Serious adverse events of psoriasis included pustular, erythrodermic, and guttate subtypes.
Dermatologic side effects including acne (4%) and serious psoriasis (0.7%) have been reported. Four cases of papular psoriasis, one case of hypertrichosis, and one case of repigmentation of vitiligo have also been reported.
Malignancies reported in the efalizumab-treated patients included non-melanoma skin cancer, non-cutaneous solid tumors, Hodgkin's lymphoma, non-Hodgkin's lymphoma, and malignant melanoma. The majority of the malignancies were non-melanoma skin cancers (50% basal cell and 50% squamous cell).
Oncologic side effects have included an overall incidence of malignancies of any kind at 1.8 per 100 patient-years for efalizumab treated patients compared to 1.6 per 100 patient-years for placebo-treated patients.

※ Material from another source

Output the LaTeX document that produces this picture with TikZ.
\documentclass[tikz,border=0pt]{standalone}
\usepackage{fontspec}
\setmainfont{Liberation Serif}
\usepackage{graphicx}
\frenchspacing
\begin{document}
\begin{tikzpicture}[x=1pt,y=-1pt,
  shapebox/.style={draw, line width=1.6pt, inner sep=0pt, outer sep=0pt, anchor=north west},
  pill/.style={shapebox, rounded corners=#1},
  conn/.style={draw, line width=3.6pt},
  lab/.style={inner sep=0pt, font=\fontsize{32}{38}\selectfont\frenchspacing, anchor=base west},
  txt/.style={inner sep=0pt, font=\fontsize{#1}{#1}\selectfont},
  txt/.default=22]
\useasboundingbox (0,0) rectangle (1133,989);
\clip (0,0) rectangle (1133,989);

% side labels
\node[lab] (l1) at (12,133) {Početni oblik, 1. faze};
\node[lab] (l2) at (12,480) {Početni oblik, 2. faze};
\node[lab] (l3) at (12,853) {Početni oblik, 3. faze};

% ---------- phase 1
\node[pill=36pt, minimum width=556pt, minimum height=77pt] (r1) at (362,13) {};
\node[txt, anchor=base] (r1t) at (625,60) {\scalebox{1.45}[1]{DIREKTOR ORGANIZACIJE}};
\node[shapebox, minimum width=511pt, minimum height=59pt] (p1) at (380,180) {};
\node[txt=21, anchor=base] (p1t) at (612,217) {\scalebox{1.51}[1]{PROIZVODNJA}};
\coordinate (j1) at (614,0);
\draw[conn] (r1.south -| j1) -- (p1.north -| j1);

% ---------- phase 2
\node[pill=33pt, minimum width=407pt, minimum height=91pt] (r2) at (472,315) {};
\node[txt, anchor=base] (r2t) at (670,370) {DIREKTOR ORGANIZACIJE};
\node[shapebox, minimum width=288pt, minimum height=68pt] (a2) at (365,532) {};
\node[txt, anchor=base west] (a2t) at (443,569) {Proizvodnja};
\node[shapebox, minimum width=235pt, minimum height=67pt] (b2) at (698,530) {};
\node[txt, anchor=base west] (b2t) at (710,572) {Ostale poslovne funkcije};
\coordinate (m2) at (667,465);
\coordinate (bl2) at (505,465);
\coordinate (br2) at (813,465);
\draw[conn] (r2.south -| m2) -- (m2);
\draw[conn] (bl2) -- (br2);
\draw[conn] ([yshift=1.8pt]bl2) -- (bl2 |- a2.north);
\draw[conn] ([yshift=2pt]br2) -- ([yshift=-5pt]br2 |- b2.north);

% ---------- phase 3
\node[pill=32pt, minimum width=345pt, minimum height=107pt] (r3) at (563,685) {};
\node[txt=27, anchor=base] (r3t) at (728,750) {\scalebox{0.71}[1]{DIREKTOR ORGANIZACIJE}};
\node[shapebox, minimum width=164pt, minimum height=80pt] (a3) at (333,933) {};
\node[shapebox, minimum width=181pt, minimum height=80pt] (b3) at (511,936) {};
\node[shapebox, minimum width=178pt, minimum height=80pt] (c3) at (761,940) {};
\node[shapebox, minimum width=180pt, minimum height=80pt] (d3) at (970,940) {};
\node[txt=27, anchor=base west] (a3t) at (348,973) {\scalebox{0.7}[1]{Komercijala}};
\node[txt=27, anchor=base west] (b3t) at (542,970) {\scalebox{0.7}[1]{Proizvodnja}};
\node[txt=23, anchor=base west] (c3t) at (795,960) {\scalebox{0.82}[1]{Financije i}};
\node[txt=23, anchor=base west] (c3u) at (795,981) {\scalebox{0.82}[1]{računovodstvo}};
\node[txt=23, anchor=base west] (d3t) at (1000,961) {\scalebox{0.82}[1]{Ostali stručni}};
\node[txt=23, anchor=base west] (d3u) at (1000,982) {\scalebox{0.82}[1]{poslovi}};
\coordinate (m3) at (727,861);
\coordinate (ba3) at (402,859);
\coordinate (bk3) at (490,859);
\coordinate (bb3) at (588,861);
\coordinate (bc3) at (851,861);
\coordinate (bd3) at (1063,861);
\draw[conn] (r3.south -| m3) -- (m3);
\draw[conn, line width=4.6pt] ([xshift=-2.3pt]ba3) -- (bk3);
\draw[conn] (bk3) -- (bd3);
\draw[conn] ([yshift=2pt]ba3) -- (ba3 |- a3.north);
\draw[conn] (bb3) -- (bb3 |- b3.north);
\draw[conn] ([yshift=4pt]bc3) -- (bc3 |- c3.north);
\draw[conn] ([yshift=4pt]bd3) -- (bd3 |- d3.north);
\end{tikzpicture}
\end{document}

Hypersensitivity side effects were reported at a rate of 8% (versus 7% in the placebo group).
Hepatic side effects including a mean elevation in alkaline phosphatase (5 Units/L) has been reported. A shift to above normal values of alkaline phosphatase was reported in 4% of efalizumab-treated patients. Higher numbers of efalizumab-treated patients experienced elevations to above normal in two or more liver function tests than in placebo-treated patients (3.1% versus 1.5%).